Charts and diagrams as code:
>>>

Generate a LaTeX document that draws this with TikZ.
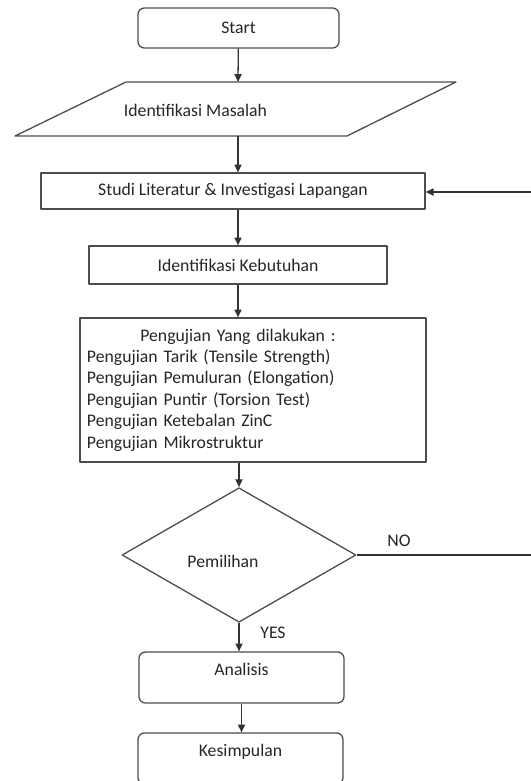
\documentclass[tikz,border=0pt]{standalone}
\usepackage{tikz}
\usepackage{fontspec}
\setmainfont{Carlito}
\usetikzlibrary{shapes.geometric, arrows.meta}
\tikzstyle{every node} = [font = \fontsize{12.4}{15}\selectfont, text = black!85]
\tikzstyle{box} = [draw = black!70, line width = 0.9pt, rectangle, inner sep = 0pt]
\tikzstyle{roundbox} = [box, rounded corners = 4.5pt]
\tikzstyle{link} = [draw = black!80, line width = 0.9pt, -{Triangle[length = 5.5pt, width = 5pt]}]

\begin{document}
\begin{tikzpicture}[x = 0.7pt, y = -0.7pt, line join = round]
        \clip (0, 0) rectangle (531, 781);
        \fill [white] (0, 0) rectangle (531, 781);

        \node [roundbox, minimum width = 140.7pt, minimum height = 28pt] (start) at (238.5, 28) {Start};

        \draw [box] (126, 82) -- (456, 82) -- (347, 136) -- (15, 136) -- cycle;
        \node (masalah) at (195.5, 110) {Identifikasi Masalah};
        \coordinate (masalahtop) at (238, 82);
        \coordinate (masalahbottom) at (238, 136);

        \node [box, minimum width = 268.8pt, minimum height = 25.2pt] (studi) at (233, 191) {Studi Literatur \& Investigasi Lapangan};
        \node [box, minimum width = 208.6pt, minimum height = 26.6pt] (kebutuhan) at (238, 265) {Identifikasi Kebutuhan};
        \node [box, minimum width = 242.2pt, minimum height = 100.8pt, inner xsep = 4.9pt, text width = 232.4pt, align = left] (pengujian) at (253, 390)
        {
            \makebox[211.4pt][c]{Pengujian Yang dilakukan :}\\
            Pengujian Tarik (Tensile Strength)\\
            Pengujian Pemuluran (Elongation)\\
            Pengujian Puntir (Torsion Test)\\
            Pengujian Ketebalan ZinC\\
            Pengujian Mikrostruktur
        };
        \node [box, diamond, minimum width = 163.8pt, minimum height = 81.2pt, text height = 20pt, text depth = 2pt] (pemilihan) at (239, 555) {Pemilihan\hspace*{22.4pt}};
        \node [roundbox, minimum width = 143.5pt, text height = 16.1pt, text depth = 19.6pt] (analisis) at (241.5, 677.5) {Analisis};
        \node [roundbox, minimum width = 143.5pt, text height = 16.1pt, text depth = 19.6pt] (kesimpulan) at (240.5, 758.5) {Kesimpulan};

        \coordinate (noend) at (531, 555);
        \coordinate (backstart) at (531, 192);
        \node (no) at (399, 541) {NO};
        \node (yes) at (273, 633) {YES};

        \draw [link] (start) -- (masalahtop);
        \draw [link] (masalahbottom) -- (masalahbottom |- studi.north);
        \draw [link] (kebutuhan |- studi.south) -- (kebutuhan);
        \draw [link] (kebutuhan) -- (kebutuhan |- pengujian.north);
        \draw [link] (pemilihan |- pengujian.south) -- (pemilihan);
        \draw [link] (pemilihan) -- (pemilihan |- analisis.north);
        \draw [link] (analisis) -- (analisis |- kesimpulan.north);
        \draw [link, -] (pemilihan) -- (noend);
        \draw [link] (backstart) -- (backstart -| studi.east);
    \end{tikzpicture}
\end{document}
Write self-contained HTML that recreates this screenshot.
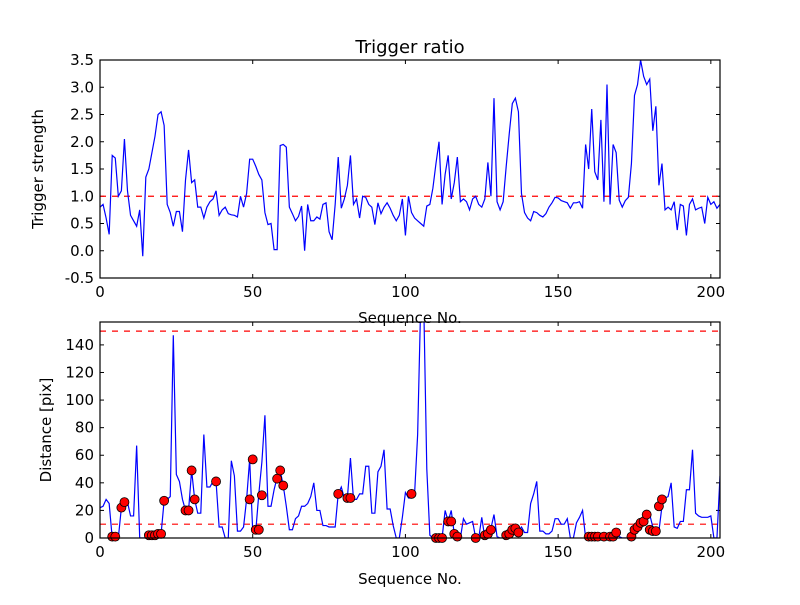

<<<
>>>

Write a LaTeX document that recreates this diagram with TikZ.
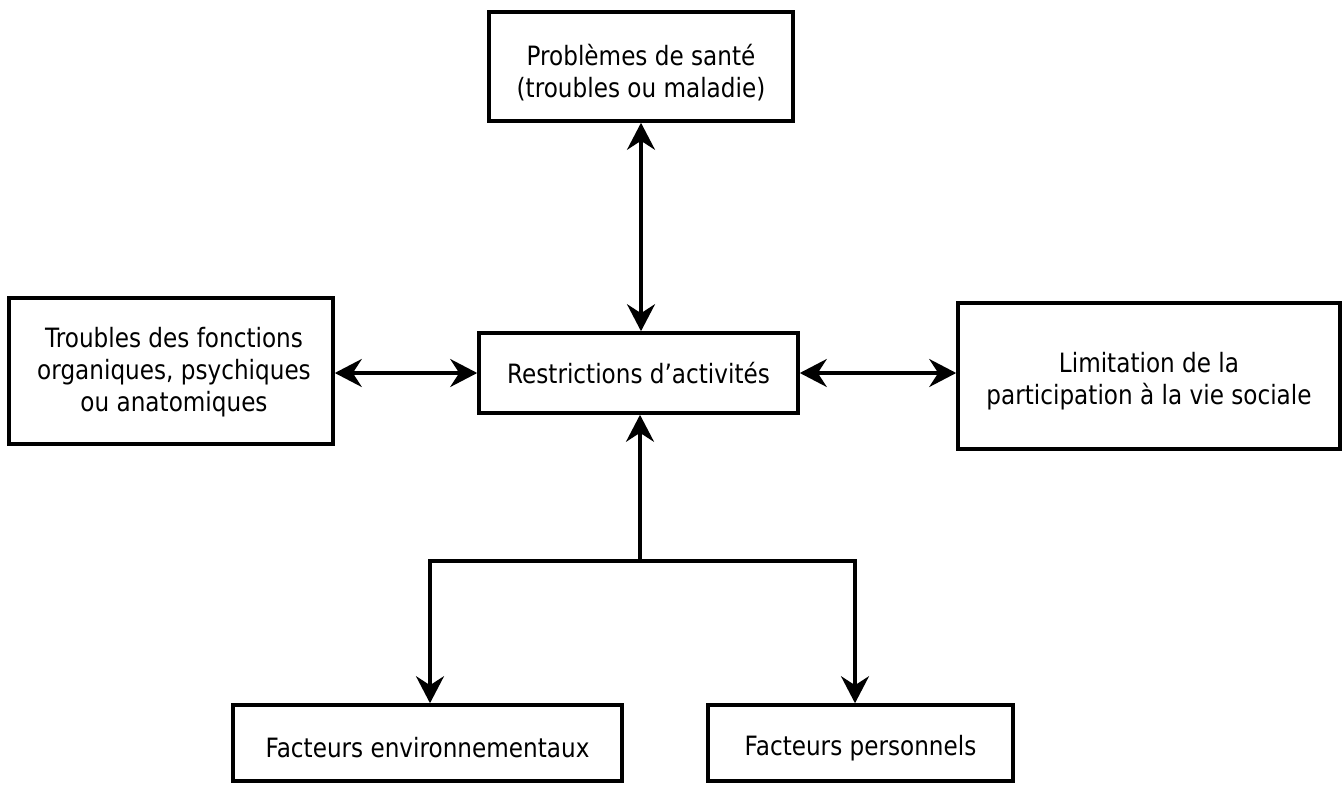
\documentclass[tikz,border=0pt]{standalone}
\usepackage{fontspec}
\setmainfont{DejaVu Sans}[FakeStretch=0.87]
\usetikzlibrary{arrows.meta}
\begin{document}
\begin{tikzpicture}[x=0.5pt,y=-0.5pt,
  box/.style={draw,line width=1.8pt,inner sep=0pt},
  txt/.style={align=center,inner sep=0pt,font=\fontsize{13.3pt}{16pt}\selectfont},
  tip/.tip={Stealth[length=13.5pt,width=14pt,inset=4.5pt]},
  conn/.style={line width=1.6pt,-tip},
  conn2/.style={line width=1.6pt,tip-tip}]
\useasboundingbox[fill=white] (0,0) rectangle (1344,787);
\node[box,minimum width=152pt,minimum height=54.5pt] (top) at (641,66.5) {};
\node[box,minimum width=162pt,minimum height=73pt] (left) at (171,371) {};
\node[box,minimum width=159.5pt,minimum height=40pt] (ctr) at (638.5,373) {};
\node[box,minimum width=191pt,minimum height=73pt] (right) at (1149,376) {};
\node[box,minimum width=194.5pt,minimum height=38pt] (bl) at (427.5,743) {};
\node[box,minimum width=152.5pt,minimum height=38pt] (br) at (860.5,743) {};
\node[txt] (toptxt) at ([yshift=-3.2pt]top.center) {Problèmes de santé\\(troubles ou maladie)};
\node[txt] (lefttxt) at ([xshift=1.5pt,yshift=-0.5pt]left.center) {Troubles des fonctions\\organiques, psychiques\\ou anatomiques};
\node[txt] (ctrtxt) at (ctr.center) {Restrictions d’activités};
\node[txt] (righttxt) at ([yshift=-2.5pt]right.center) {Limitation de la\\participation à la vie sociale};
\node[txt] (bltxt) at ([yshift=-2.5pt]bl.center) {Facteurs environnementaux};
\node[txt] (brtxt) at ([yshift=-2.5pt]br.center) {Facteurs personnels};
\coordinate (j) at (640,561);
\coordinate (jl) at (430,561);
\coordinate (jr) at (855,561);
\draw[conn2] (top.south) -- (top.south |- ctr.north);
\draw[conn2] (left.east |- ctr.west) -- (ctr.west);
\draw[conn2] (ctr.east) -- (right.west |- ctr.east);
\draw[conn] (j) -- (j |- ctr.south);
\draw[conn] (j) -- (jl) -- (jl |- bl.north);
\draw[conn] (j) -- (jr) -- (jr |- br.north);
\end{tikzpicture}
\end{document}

<<<

Given request: Exactly and only the lines from the line with "Generate a LaTeX" to the line with "at (238, 136);", both ends included, should be echoed. Do not carry over the pictures.

Exercise solution:
Generate a LaTeX document that draws this with TikZ.
\documentclass[tikz,border=0pt]{standalone}
\usepackage{tikz}
\usepackage{fontspec}
\setmainfont{Carlito}
\usetikzlibrary{shapes.geometric, arrows.meta}
\tikzstyle{every node} = [font = \fontsize{12.4}{15}\selectfont, text = black!85]
\tikzstyle{box} = [draw = black!70, line width = 0.9pt, rectangle, inner sep = 0pt]
\tikzstyle{roundbox} = [box, rounded corners = 4.5pt]
\tikzstyle{link} = [draw = black!80, line width = 0.9pt, -{Triangle[length = 5.5pt, width = 5pt]}]

\begin{document}
\begin{tikzpicture}[x = 0.7pt, y = -0.7pt, line join = round]
        \clip (0, 0) rectangle (531, 781);
        \fill [white] (0, 0) rectangle (531, 781);

        \node [roundbox, minimum width = 140.7pt, minimum height = 28pt] (start) at (238.5, 28) {Start};

        \draw [box] (126, 82) -- (456, 82) -- (347, 136) -- (15, 136) -- cycle;
        \node (masalah) at (195.5, 110) {Identifikasi Masalah};
        \coordinate (masalahtop) at (238, 82);
        \coordinate (masalahbottom) at (238, 136);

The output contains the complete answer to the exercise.